Jacob Joseph, VP of Data Science at CleverTap, underlines the data challenge. “This is uncharted territory. As AIdriven search takes hold, conventionally reliable metrics like keyword rankings or CTR will lose ground. Instead, we’re seeing the early emergence of directional indicators like brand mentions in AI responses, voice and visual search presence, and conversational journey metrics,” he explains.
Joseph emphasises that marketers need to track not just if they are found, but whether they are trusted and quoted by AI. Assisted attribution models and sentiment analysis will play a key role in this new measurement universe.
Vishal Prabhu, Creative Controller at White Rivers Media Solutions, offers a practical angle from the creative side. “Earlier, people turned to Google or YouTube, but now AI can scan the entire internet — forums, groups, articles, videos — and deliver options in a direct, conversational way. This shift means brands can’t rely on traditional SEO tricks or keyword stuffing anymore. They need to create content that’s genuinely helpful, credible, and aligned with user intent so AI includes them in its answers,” he says.

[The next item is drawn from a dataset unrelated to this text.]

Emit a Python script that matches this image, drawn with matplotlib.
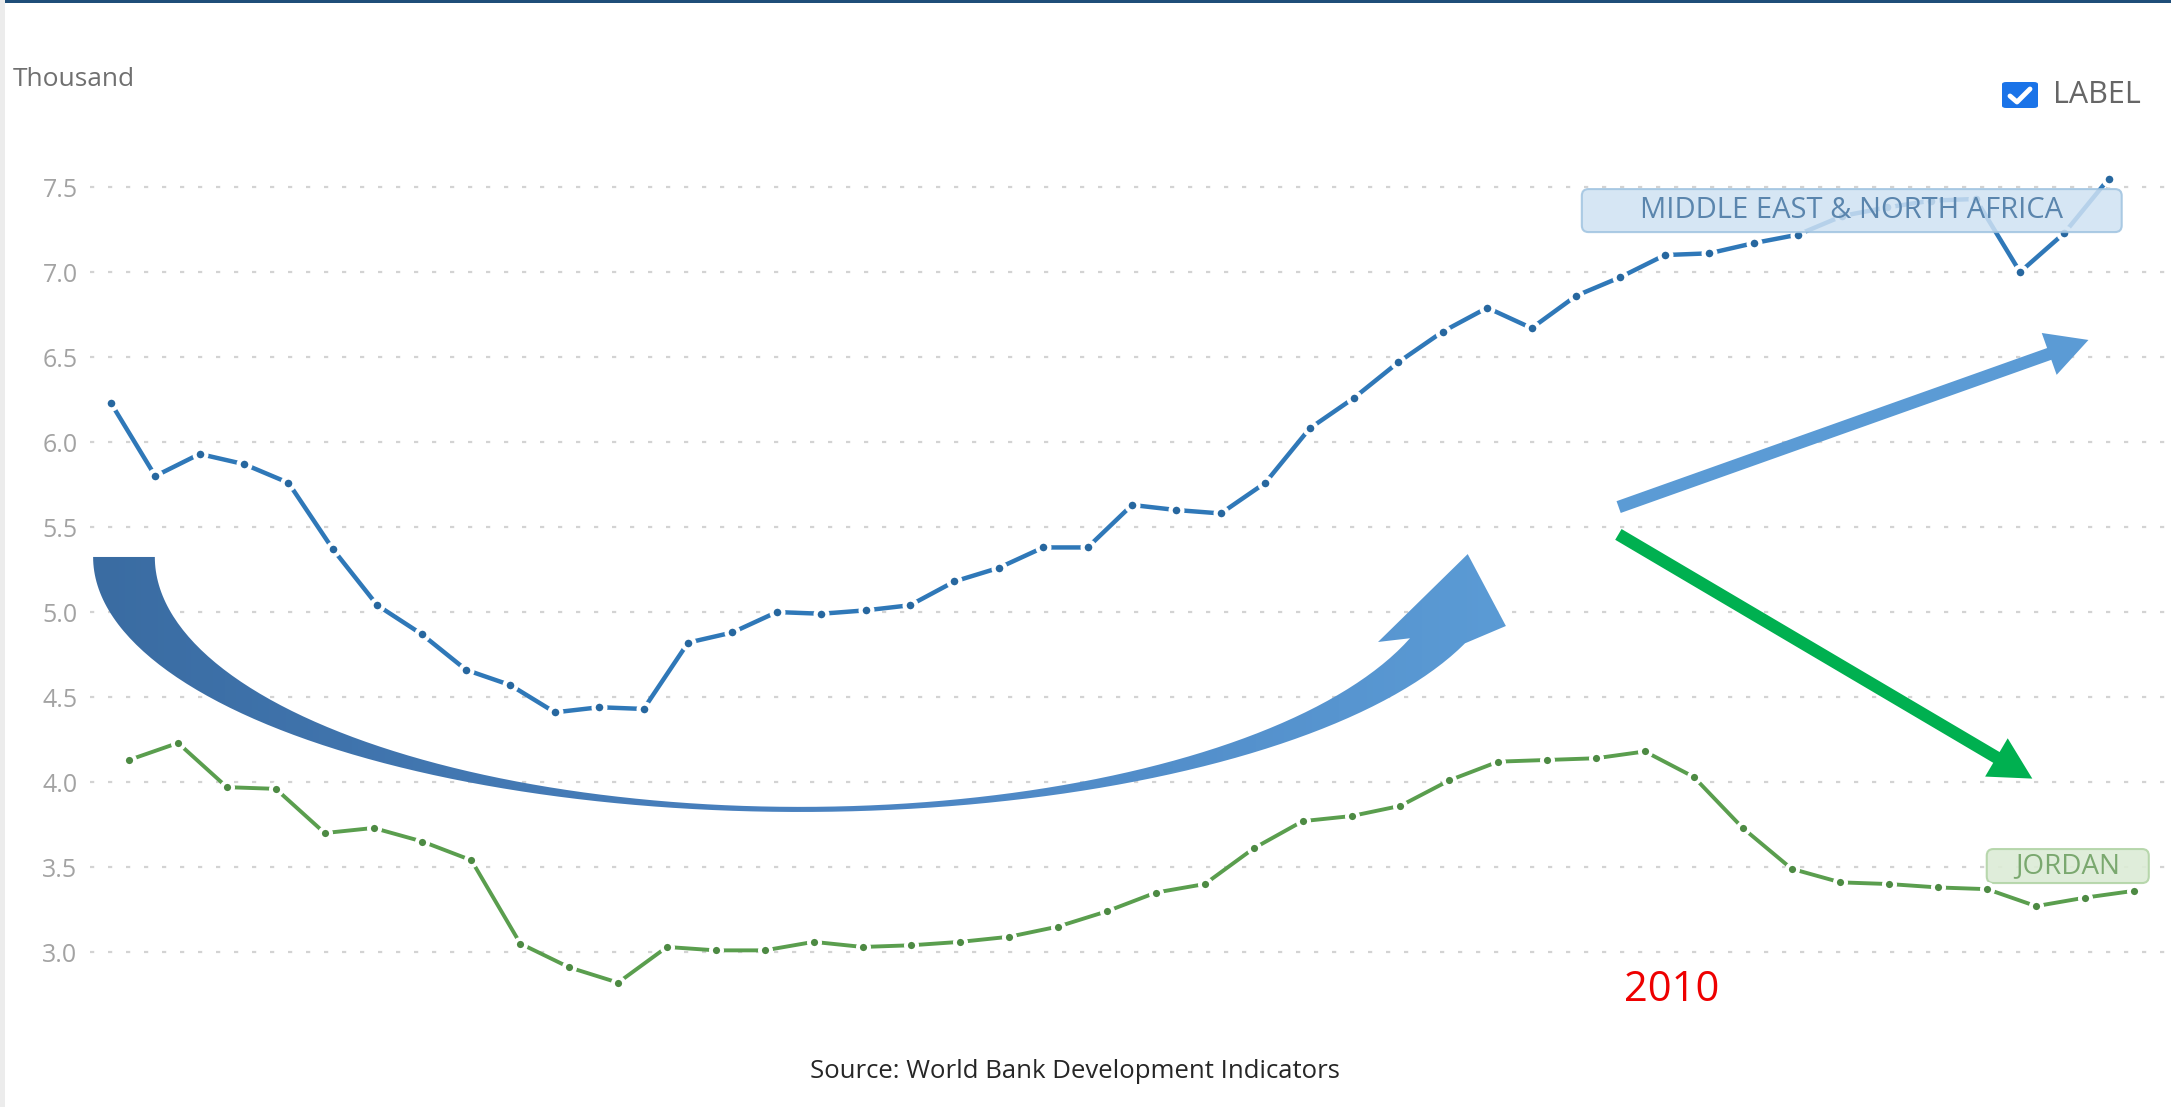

Prabhu also notes that sponsored slots within AI overviews open new opportunities but require a careful balance to feel native rather than intrusive. The metric game shifts accordingly: it’s about how often a brand is included in AI-generated answers, the actions taken within those summaries, and overall brand sentiment.
The marketing playbook that has defined Indian search for the last two decades is being rewritten in real-time. Marketers who evolve from chasing clicks to owning conversations stand to lead. Those who don’t might soon find themselves yelling into the void, hoping an AI somewhere picks up their faint echo.